CHICAGO-Shortly after the horrific terrorist attacks on New York City’s World Trade Center as well as the Pentagon, building owners and authorities here began taking precautionary measures by evacuating and closing buildings. Closings involved high-profile buildings that could conceivably become targets, as well as financial markets and government offices.

“We don’t appear to be targeted, but we cannot be too careful,” says Mayor Richard M. Daley. “We have to take every precaution necessary, but you cannot panic people.”

By mid-morning, the Illinois Department of Transportation opened reversible lanes of expressways out of the Central Business District, at least four hours earlier than normal, while Chicago Transit Authority and Metra trains were headed out of Downtown immediately after loading.

The first building evacuation involved the 110-story Sears Tower. Management of the Aon Center, John Hancock Building, Merchandise Mart and Wrigley Building followed suit. All have massive amounts of office space, but the Hancock building at 875 N. Michigan Ave. also includes condominiums.

Chicago Police Supt. Terry Hillard says closures are up to individual building owners and managers as well as tenants. He adds the police has worked with the Building Owners and Management Association on security issues.

“They know what we know,” Hillard says. “We’ve tried to get them to harden their targets. Folks cannot walk in and out of buildings unchallenged now.”

The attack at the nation’s financial center also prompted evacuations at the Chicago Board of Trade, Chicago Mercantile Exchange and Chicago Stock Exchange in the South and West Loop even before the Security and Exchange Commission shut down operations at all financial markets.

Shopping centers to close included Water Tower Place and nearby Shops at 900 N.Michigan. Suburban centers also closed, including Chicago Ridge Mall, Fox Valley Shopping Center, Louis Joliet Mall, North Riverside Mall, Oakbrook Center and Stratford Square. Opting to stay open throughout the morning was Old Orchard in north suburban Skokie, before it closed shortly after noon.

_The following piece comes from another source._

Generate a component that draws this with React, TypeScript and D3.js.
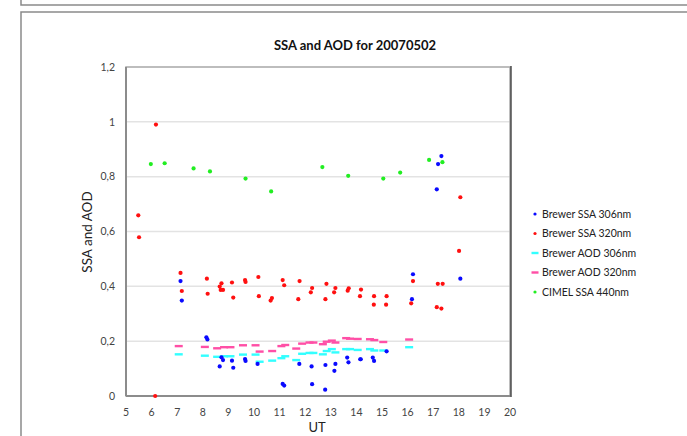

Government buildings closed included the Daley Center, home of city offices; Thompson Center, which houses retail space as well as state government offices; Dirksen Federal Building as well as the criminal courts complex at 26th Street and California Avenue.

Daley says the city’s water stations and pumping stations were on lockdown, and freight tunnels that run underground in the Central Business District were being closed and secured. However, Chicago public schools remained open Tuesday, while most Downtown colleges and universities closed.

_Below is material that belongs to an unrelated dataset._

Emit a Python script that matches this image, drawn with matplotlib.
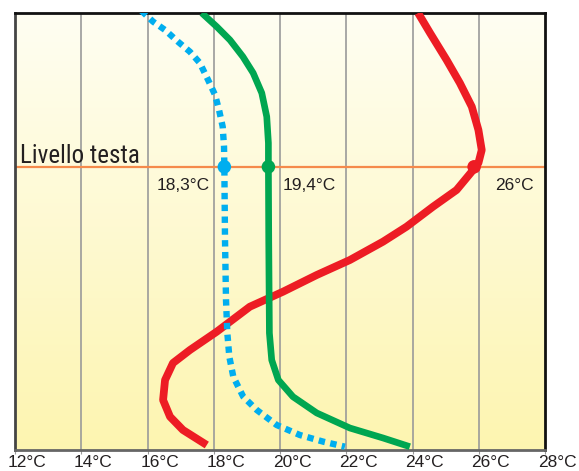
import numpy as np
import matplotlib
matplotlib.use("Agg")
import matplotlib.pyplot as plt
from matplotlib import font_manager
from matplotlib.transforms import ScaledTranslation

# ---- data (temperature °C vs height % of room) ----
red_T = [24.17, 24.53, 25.03, 25.43, 25.79, 25.99, 26.09, 25.99, 25.83, 25.33, 24.62,
         23.82, 23.11, 22.11, 21.11, 20.09, 19.09, 18.09, 17.28, 16.77, 16.53, 16.47,
         16.68, 17.07, 17.79]
red_h = [100.0, 95.42, 89.25, 83.98, 78.56, 73.23, 68.65, 65.67, 64.07, 59.50, 55.68,
         51.10, 47.67, 43.48, 40.05, 36.22, 32.79, 27.07, 22.88, 19.91, 16.02, 11.44,
         7.62, 4.58, 1.14]

green_T = [17.64, 18.09, 18.49, 18.88, 19.19, 19.45, 19.60, 19.65, 19.65, 19.66, 19.68,
           19.75, 19.95, 20.39, 21.11, 22.11, 23.11, 23.92]
green_h = [100.0, 96.87, 93.82, 90.00, 86.27, 81.69, 76.27, 70.25, 64.83, 48.05, 26.77,
           20.59, 16.02, 12.20, 8.47, 5.03, 2.75, 0.76]

blue_T = [15.82, 16.17, 16.53, 16.92, 17.28, 17.58, 17.83, 18.04, 18.16, 18.27, 18.31,
          18.32, 18.34, 18.37, 18.41, 18.47, 18.59, 18.89, 19.30, 19.90, 20.60, 21.31,
          21.96]
blue_h = [100.5, 98.01, 96.11, 93.43, 91.14, 88.56, 84.67, 81.24, 77.80, 73.98, 69.41,
          64.83, 48.05, 34.32, 26.77, 21.35, 16.77, 12.20, 9.15, 5.72, 3.43, 1.90,
          0.76]

head_h = 64.8
head_T = [18.32, 19.65, 25.86]
head_labels = ["18,3°C", "19,4°C", "26°C"]
head_label = "Livello testa"

xticks = [12, 14, 16, 18, 20, 22, 24, 26, 28]
xtick_labels = [f"{t}°C" for t in xticks]

# ---- fonts ----
names = sorted({f.name for f in font_manager.fontManager.ttflist})
narrow = None
for pref in ["Liberation Sans Narrow", "Roboto Condensed", "Open Sans Condensed"]:
    if pref in names:
        narrow = pref
        break
if narrow is None:
    for n in names:
        if "Narrow" in n or "Condensed" in n:
            narrow = n
            break
plt.rcParams["font.family"] = ["Liberation Sans", "DejaVu Sans"]

W, H = 579, 471
fig = plt.figure(figsize=(W / 100, H / 100), dpi=100)
ax = fig.add_axes([15 / W, (H - 450) / H, 530 / W, 437 / H])
ax.set_xlim(12, 28)
ax.set_ylim(0, 100)

# background gradient
grad = np.linspace(0, 1, 256).reshape(-1, 1)
top = np.array([1.0, 0.996, 0.95])
bot = np.array([0.992, 0.96, 0.69])
img = top * (1 - grad[..., None]) + bot * grad[..., None]
img = img.reshape(256, 1, 3)
ax.imshow(img, extent=[12, 28, 0, 100], aspect="auto", origin="upper", zorder=0)

# vertical grid
for t in xticks[1:-1]:
    ax.axvline(t, color="#9a9a9a", lw=1.2, zorder=1)

# head level line
ax.axhline(head_h, color="#F58A4B", lw=1.6, zorder=2)

ax.plot(red_T, red_h, color="#ED1C24", lw=5.6, solid_capstyle="butt",
        solid_joinstyle="round", zorder=4)
ax.plot(green_T, green_h, color="#00A651", lw=4.8, solid_capstyle="butt",
        solid_joinstyle="round", zorder=4)
ax.plot(blue_T, blue_h, color="#00AEEF", lw=4.6, dashes=(1.0, 0.85),
        dash_capstyle="butt", zorder=4)

ax.scatter(head_T, [head_h] * 3, s=95, c=["#00AEEF", "#00A651", "#ED1C24"],
           zorder=5, linewidths=0)

if narrow:
    ax.text(0.0095, 65.7, head_label, fontsize=18, family=[narrow, "DejaVu Sans"],
            color="#231F20", transform=ax.get_yaxis_transform(), va="baseline", ha="left")
else:
    ax.text(0.0095, 65.7, head_label, fontsize=16.5, color="#231F20",
            transform=ax.get_yaxis_transform(), va="baseline", ha="left")
ax.text(17.89, 59.5, head_labels[0], fontsize=12.5, color="#231F20",
        ha="right", va="baseline")
ax.text(20.09, 59.5, head_labels[1], fontsize=12.5, color="#231F20",
        ha="left", va="baseline")
ax.text(26.49, 59.5, head_labels[2], fontsize=12.5, color="#231F20",
        ha="left", va="baseline")

ax.set_xticks(xticks)
ax.set_xticklabels(xtick_labels, fontsize=12.5, color="#231F20")
ax.set_yticks([])
ax.tick_params(axis="x", length=3, color="#9a9a9a", pad=1)
off = ScaledTranslation(12 / 100, 1 / 100, fig.dpi_scale_trans)
for lab in ax.get_xticklabels():
    lab.set_transform(lab.get_transform() + off)

for s in ["top", "right"]:
    ax.spines[s].set_color("#111111")
    ax.spines[s].set_linewidth(2)
ax.spines["left"].set_color("#444444")
ax.spines["left"].set_linewidth(2)
ax.spines["bottom"].set_color("#666666")
ax.spines["bottom"].set_linewidth(2)

fig.savefig("out.png", dpi=100)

Chicago Fire Commissioner James Joyce says his firefighters would have approached a high-rise catastrophy the same way his counterparts who valiantly tried to rescue victims of the World Trade Center attack did.

“My thoughts immediately went out to the New York Fire Department and Police Department, because I’m sure they had a lot of people in those buildings that collapsed,” Joyce says. “You go to work from inside the building. That’s what firefighters do every day.”

The Field Museum was the first public building to close, which was immediately followed by the Shedd Aquarium, Terra Museum and Art Institute.

In Downstate Springfield, the State Capitol was evacuated.